At one point they seem to affirm that God judges nation today for iniquity like abortion and our failure to punish it appropriately, but they then argue that God would not do the same for a failure to punish things like blasphemy. They offer no real reason for this other than to restate that blasphemy is a first table offense which they claim the civil magistrate has no authority to uphold. It begs the question and unfortunately, they didn’t sufficiently (for me) establish this earlier on.
They also seem to criticize national covenanting saying that God initiates covenants with nations, not man. But theonomy does not depend on pretending that nations can decide to enter into mutually binding covenants with God. Nations should declare their submission to Christ as the source of all authority. They should declare their intentions to be faithful to the law of God in the administration of civil polity. They should declare that whatever law system they adhere to, they do so to the glory of God. We are, after all, commanded to do all things to glory of God. That includes constitutions.

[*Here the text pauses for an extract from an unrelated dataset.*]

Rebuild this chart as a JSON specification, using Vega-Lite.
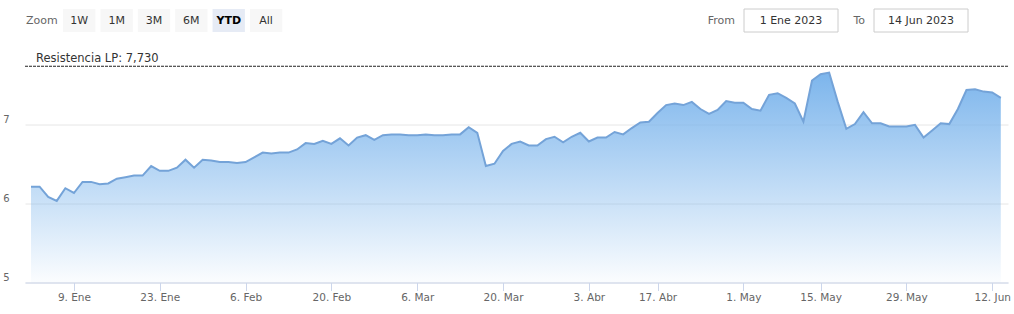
{
  "$schema": "https://vega.github.io/schema/vega-lite/v6.json",
  "background": "white",
  "padding": {"left": 2, "top": 8, "right": 0, "bottom": 0},
  "autosize": {"type": "pad"},
  "bounds": "flush",
  "spacing": 33.5,
  "config": {"view": {"stroke": null}, "font": "DejaVu Sans"},
  "datasets": {
    "buttons": [
      {"button": "Zoom"}, {"button": "1W"}, {"button": "1M"}, {"button": "3M"},
      {"button": "6M"}, {"button": "YTD"}, {"button": "All"}
    ],
    "range": [
      {"label": "From", "date": "1 Ene 2023"},
      {"label": "To", "date": "14 Jun 2023"}
    ],
    "levels": [
      {"name": "Resistencia LP", "level": 7.73, "text": "Resistencia LP: 7,730"}
    ],
    "prices": [
      {"date": "2023-01-02", "close": 6.21},
      {"date": "2023-01-03", "close": 6.21},
      {"date": "2023-01-04", "close": 6.08},
      {"date": "2023-01-05", "close": 6.03},
      {"date": "2023-01-06", "close": 6.19},
      {"date": "2023-01-09", "close": 6.13},
      {"date": "2023-01-10", "close": 6.27},
      {"date": "2023-01-11", "close": 6.27},
      {"date": "2023-01-12", "close": 6.24},
      {"date": "2023-01-13", "close": 6.25},
      {"date": "2023-01-16", "close": 6.31},
      {"date": "2023-01-17", "close": 6.33},
      {"date": "2023-01-18", "close": 6.35},
      {"date": "2023-01-19", "close": 6.35},
      {"date": "2023-01-20", "close": 6.47},
      {"date": "2023-01-23", "close": 6.41},
      {"date": "2023-01-24", "close": 6.41},
      {"date": "2023-01-25", "close": 6.45},
      {"date": "2023-01-26", "close": 6.55},
      {"date": "2023-01-27", "close": 6.45},
      {"date": "2023-01-30", "close": 6.55},
      {"date": "2023-01-31", "close": 6.54},
      {"date": "2023-02-01", "close": 6.52},
      {"date": "2023-02-02", "close": 6.52},
      {"date": "2023-02-03", "close": 6.51},
      {"date": "2023-02-06", "close": 6.52},
      {"date": "2023-02-07", "close": 6.58},
      {"date": "2023-02-08", "close": 6.64},
      {"date": "2023-02-09", "close": 6.63},
      {"date": "2023-02-10", "close": 6.64},
      {"date": "2023-02-13", "close": 6.64},
      {"date": "2023-02-14", "close": 6.68},
      {"date": "2023-02-15", "close": 6.76},
      {"date": "2023-02-16", "close": 6.75},
      {"date": "2023-02-17", "close": 6.79},
      {"date": "2023-02-20", "close": 6.75},
      {"date": "2023-02-21", "close": 6.82},
      {"date": "2023-02-22", "close": 6.73},
      {"date": "2023-02-23", "close": 6.83},
      {"date": "2023-02-24", "close": 6.86},
      {"date": "2023-02-27", "close": 6.80},
      {"date": "2023-02-28", "close": 6.86},
      {"date": "2023-03-01", "close": 6.87},
      {"date": "2023-03-02", "close": 6.87},
      {"date": "2023-03-03", "close": 6.86},
      {"date": "2023-03-06", "close": 6.86},
      {"date": "2023-03-07", "close": 6.87},
      {"date": "2023-03-08", "close": 6.86},
      {"date": "2023-03-09", "close": 6.86},
      {"date": "2023-03-10", "close": 6.87},
      {"date": "2023-03-13", "close": 6.87},
      {"date": "2023-03-14", "close": 6.96},
      {"date": "2023-03-15", "close": 6.89},
      {"date": "2023-03-16", "close": 6.47},
      {"date": "2023-03-17", "close": 6.50},
      {"date": "2023-03-20", "close": 6.66},
      {"date": "2023-03-21", "close": 6.75},
      {"date": "2023-03-22", "close": 6.78},
      {"date": "2023-03-23", "close": 6.73},
      {"date": "2023-03-24", "close": 6.73},
      {"date": "2023-03-27", "close": 6.81},
      {"date": "2023-03-28", "close": 6.84},
      {"date": "2023-03-29", "close": 6.77},
      {"date": "2023-03-30", "close": 6.84},
      {"date": "2023-03-31", "close": 6.89},
      {"date": "2023-04-03", "close": 6.78},
      {"date": "2023-04-04", "close": 6.83},
      {"date": "2023-04-05", "close": 6.83},
      {"date": "2023-04-06", "close": 6.90},
      {"date": "2023-04-11", "close": 6.87},
      {"date": "2023-04-12", "close": 6.95},
      {"date": "2023-04-13", "close": 7.02},
      {"date": "2023-04-14", "close": 7.03},
      {"date": "2023-04-17", "close": 7.14},
      {"date": "2023-04-18", "close": 7.24},
      {"date": "2023-04-19", "close": 7.26},
      {"date": "2023-04-20", "close": 7.24},
      {"date": "2023-04-21", "close": 7.28},
      {"date": "2023-04-24", "close": 7.19},
      {"date": "2023-04-25", "close": 7.13},
      {"date": "2023-04-26", "close": 7.18},
      {"date": "2023-04-27", "close": 7.29},
      {"date": "2023-04-28", "close": 7.27},
      {"date": "2023-05-02", "close": 7.27},
      {"date": "2023-05-03", "close": 7.19},
      {"date": "2023-05-04", "close": 7.17},
      {"date": "2023-05-05", "close": 7.37},
      {"date": "2023-05-08", "close": 7.39},
      {"date": "2023-05-09", "close": 7.33},
      {"date": "2023-05-10", "close": 7.26},
      {"date": "2023-05-11", "close": 7.03},
      {"date": "2023-05-12", "close": 7.55},
      {"date": "2023-05-15", "close": 7.63},
      {"date": "2023-05-16", "close": 7.65},
      {"date": "2023-05-17", "close": 7.28},
      {"date": "2023-05-18", "close": 6.94},
      {"date": "2023-05-19", "close": 7.00},
      {"date": "2023-05-22", "close": 7.15},
      {"date": "2023-05-23", "close": 7.01},
      {"date": "2023-05-24", "close": 7.01},
      {"date": "2023-05-25", "close": 6.97},
      {"date": "2023-05-26", "close": 6.97},
      {"date": "2023-05-29", "close": 6.97},
      {"date": "2023-05-30", "close": 6.99},
      {"date": "2023-05-31", "close": 6.83},
      {"date": "2023-06-01", "close": 6.92},
      {"date": "2023-06-02", "close": 7.01},
      {"date": "2023-06-05", "close": 7.00},
      {"date": "2023-06-06", "close": 7.19},
      {"date": "2023-06-07", "close": 7.43},
      {"date": "2023-06-08", "close": 7.44},
      {"date": "2023-06-09", "close": 7.41},
      {"date": "2023-06-12", "close": 7.40},
      {"date": "2023-06-13", "close": 7.33}
    ]
  },
  "vconcat": [
    {
      "hconcat": [
        {
          "width": 258,
          "height": 23,
          "data": {"name": "buttons"},
          "encoding": {
            "x": {
              "field": "button", "type": "nominal",
              "scale": {"type": "band", "domain": ["Zoom", "1W", "1M", "3M", "6M", "YTD", "All"], "paddingInner": 0.135, "paddingOuter": 0.02},
              "axis": null
            }
          },
          "layer": [
            {
              "transform": [{"filter": "datum.button != 'Zoom'"}],
              "mark": {"type": "rect"},
              "encoding": {
                "color": {"condition": {"test": "datum.button == 'YTD'", "value": "#e6ebf5"}, "value": "#f7f7f7"}
              }
            },
            {
              "transform": [{"filter": "datum.button != 'YTD'"}],
              "mark": {"type": "text", "fontSize": 11, "font": "DejaVu Sans"},
              "encoding": {
                "text": {"field": "button"},
                "color": {"condition": {"test": "datum.button == 'Zoom'", "value": "#666666"}, "value": "#333333"}
              }
            },
            {
              "transform": [{"filter": "datum.button == 'YTD'"}],
              "mark": {"type": "text", "fontSize": 11, "font": "DejaVu Sans", "fontWeight": "bold", "color": "#000000"},
              "encoding": {"text": {"field": "button"}}
            }
          ]
        },
        {
          "width": 260,
          "height": 23,
          "data": {"name": "range"},
          "encoding": {
            "x": {
              "field": "date", "type": "nominal", "sort": null,
              "scale": {"type": "point", "padding": 0.5},
              "axis": null
            }
          },
          "layer": [
            {"mark": {"type": "rect", "width": 94, "fill": "white", "stroke": "#cccccc", "strokeWidth": 1}},
            {
              "mark": {"type": "text", "fontSize": 11, "font": "DejaVu Sans", "color": "#333333"},
              "encoding": {"text": {"field": "date"}}
            },
            {
              "mark": {"type": "text", "fontSize": 11, "font": "DejaVu Sans", "color": "#666666", "align": "right", "dx": -56},
              "encoding": {"text": {"field": "label"}}
            }
          ]
        }
      ],
      "spacing": 443,
      "bounds": "flush"
    },
    {
      "width": 983,
      "height": 240,
      "layer": [
        {
          "data": {"name": "prices"},
          "encoding": {
            "x": {
              "field": "date", "type": "ordinal",
              "scale": {"type": "point", "padding": 0.77, "align": 0.455},
              "axis": {
                "values": ["2023-01-09", "2023-01-23", "2023-02-06", "2023-02-20", "2023-03-06", "2023-03-20", "2023-04-03", "2023-04-17", "2023-05-02", "2023-05-15", "2023-05-29", "2023-06-12"],
                "labelExpr": "datum.value == '2023-05-02' ? '1. May' : utcdate(toDate(datum.value)) + '. ' + ['Ene','Feb','Mar','Abr','May','Jun'][utcmonth(toDate(datum.value))]",
                "title": null,
                "labelAngle": 0,
                "labelOverlap": false,
                "domainColor": "#ccd6eb",
                "tickColor": "#ccd6eb",
                "tickSize": 8,
                "labelColor": "#666666",
                "labelFont": "DejaVu Sans",
                "labelFontSize": 10.5,
                "labelPadding": 2,
                "grid": false
              }
            },
            "y": {
              "field": "close", "type": "quantitative",
              "scale": {"domain": [5, 8.03], "nice": false, "zero": false},
              "axis": {
                "values": [5, 6, 7],
                "format": "d",
                "title": null,
                "domain": false,
                "ticks": false,
                "grid": true,
                "gridColor": "#e6e6e6",
                "labelColor": "#666666",
                "labelFont": "DejaVu Sans",
                "labelFontSize": 10,
                "labelPadding": 16,
                "labelBaseline": "alphabetic",
                "labelOffset": -2
              }
            }
          },
          "layer": [
            {
              "mark": {
                "type": "area",
                "color": {
                  "gradient": "linear", "x1": 0, "y1": 0, "x2": 0, "y2": 1,
                  "stops": [
                    {"offset": 0, "color": "#7cb5ec"},
                    {"offset": 1, "color": "rgba(124,181,236,0.03)"}
                  ]
                }
              },
              "encoding": {"y2": {"datum": 5}}
            },
            {"mark": {"type": "line", "color": "#74a3d8", "strokeWidth": 2}}
          ]
        },
        {
          "mark": {"type": "rule", "color": "#e6e6e6", "strokeWidth": 1},
          "encoding": {"y": {"datum": 8.03, "type": "quantitative"}}
        },
        {
          "data": {"name": "levels"},
          "layer": [
            {
              "mark": {"type": "rule", "color": "#222222", "strokeWidth": 1, "strokeDash": [3, 1]},
              "encoding": {"y": {"field": "level", "type": "quantitative"}}
            },
            {
              "mark": {"type": "text", "align": "left", "baseline": "alphabetic", "dx": 5, "dy": -4, "fontSize": 11.5, "font": "DejaVu Sans", "color": "#333333"},
              "encoding": {
                "x": {"datum": "2023-01-02", "type": "ordinal"},
                "y": {"field": "level", "type": "quantitative"},
                "text": {"field": "text"}
              }
            }
          ]
        }
      ]
    }
  ]
}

So the critique of theonomy here falls short.
Conclusion
Lots to disagree with here. I don’t think they successfully refuted theonomy. I didn’t hear anything I regarded as new.
Fundamentally, whether they mean to or not these guys are trying to reframe the debate. They affirm that the civil magistrate is obligated to administer transcendent aspects of the civil law. This makes them second table theonomists even though they are not willing to admit it. So much of their discussion is an intramural discussion disguised as a critique of theonomy.
I found their reasons for their rejection of whole table (or most of the table) theonomists are self-defeating and inconsistent.
And finally, they’re building their model for civil governance on very weak branch with their appeals to the Noahic covenant. Their formulations in this area I found to be the weakest area of their critique. They have very little to offer in the way of a positive foundation.